Currently, a large part of most governments' national trade policies results from business interests lobbying. Every country has huge lists of products which may be imported, products which may not be imported and how much tax must be paid on imported goods. When domestic manufacturers worry about foreign competition, the taxes on competing products are high and the restrictions are onerous. But, when powerful business interests make money from imports the taxes on imports are low and the restrictions are easily managed.
OTHER TRADE THEORIES
Several economic theories about the proper role of government in managing trade relations have been developed over the centuries. Here is an introduction to some of those theories:
AUTARCHY: No trade. Autarchic governments attempt to eliminate all imports and exports, forcing their subjects to live with whatever the local economy can provide. These governments apparently believe that all other cultures are so evil or corrupt that any contact will harm their people. No responsible government engages in this practice today because the benefits of trade are so apparent. Recently, North Korea and Albania came close.
MERCANTILISM: Trade for national advantage. Mercantilists believe that the world has a finite store of wealth; therefore, when one country gets more, other countries have less. Mercantilists restrict imports and encourage or subsidize exports as a conscious policy to make their citizens better off. Some Asian countries use this policy to good effect in expanding their wealth by expanding exports and curtailing imports. Japan is an example of a country that has taken this policy too far - now its export surplus has raised the value of its currency so high that much of its labor is priced out of the world market. Many developing countries use this practice to secure good markets for their exports while protecting their market from foreign imports.
PROTECTIONISM: Protectionists restrict or tax imports to benefit domestic manufacturers and keep as many jobs at home as possible. Protectionists believe that the benefits from keeping jobs at home outweigh any loss of consumer surplus resulting from higher prices after tariffs. Exports are ignored by protectionist governments as are imports for which there is no domestic competition. Although rarely used as a stand alone policy, protectionism is frequently used as an accusation by those promoting free trade access to foreign markets for their own companies.
STRATEGIC TRADE: This policy requires or encourages domestic companies to make goods needed by the military instead of relying on foreign companies for strategic goods. Also, this policy seeks industries that will grow in the future and provides protection and encouragement to companies in those industries in the home market. For example, some argue that the United States' space program is a method of helping the aerospace industry by providing government funded R & D for new products.

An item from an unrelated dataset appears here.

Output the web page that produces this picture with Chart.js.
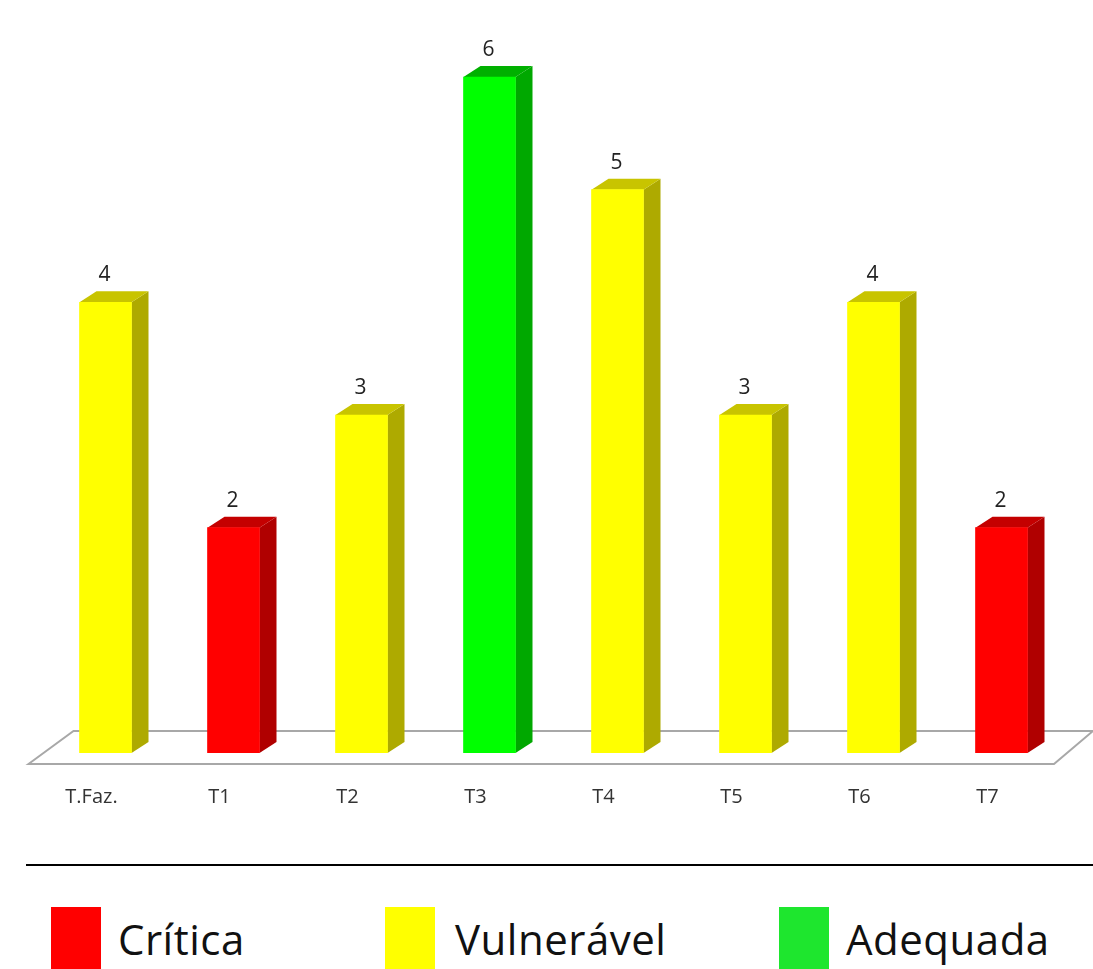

FAIR TRADE: This is a new movement that tries to provide more of the profits from trading directly to the producers in third world countries by using consumer preferences for helping people and by eliminating the middlemen from the trade process: for example, grocery wholesalers in Europe buy fruit directly from growers in Central America, eliminating profits to the large, multi-national trading companies. ("Free Trade vs. Fair Trade", Global Exchange, 2017 Mission Street, Room 303, San Francisco, CA 94110; (415)255-7296) Consumers appear to prefer fruit labelled as coming from a Fair Trade system. This is a laudable idea and will help those producers who benefit from it; unfortunately, it requires so much entrepreneurial effort from the participants that it is unlikely to become a serious, long-term threat to large trading companies except in some limited markets. Further, these efforts rely on the private sector for implementation. Government policies can do little more than remove barriers to their implementation in a free market economy.
FREE TRADE: No restrictions on trade. Free Traders say that unrestricted market forces will create the most good for the most people by directing resources to the most efficient countries. To achieve worldwide efficiency, trade must be conducted without regard to national concerns; therefore any temporary imbalance in a country's foreign exchange settlements or domestic living standards is without consequence. Free Traders also believe that any action to interfere with free trade will result in a "trade war", wherein a country's trading partners will enact retaliatory laws to eliminate any benefit the initiating country receives from a protectionist policy.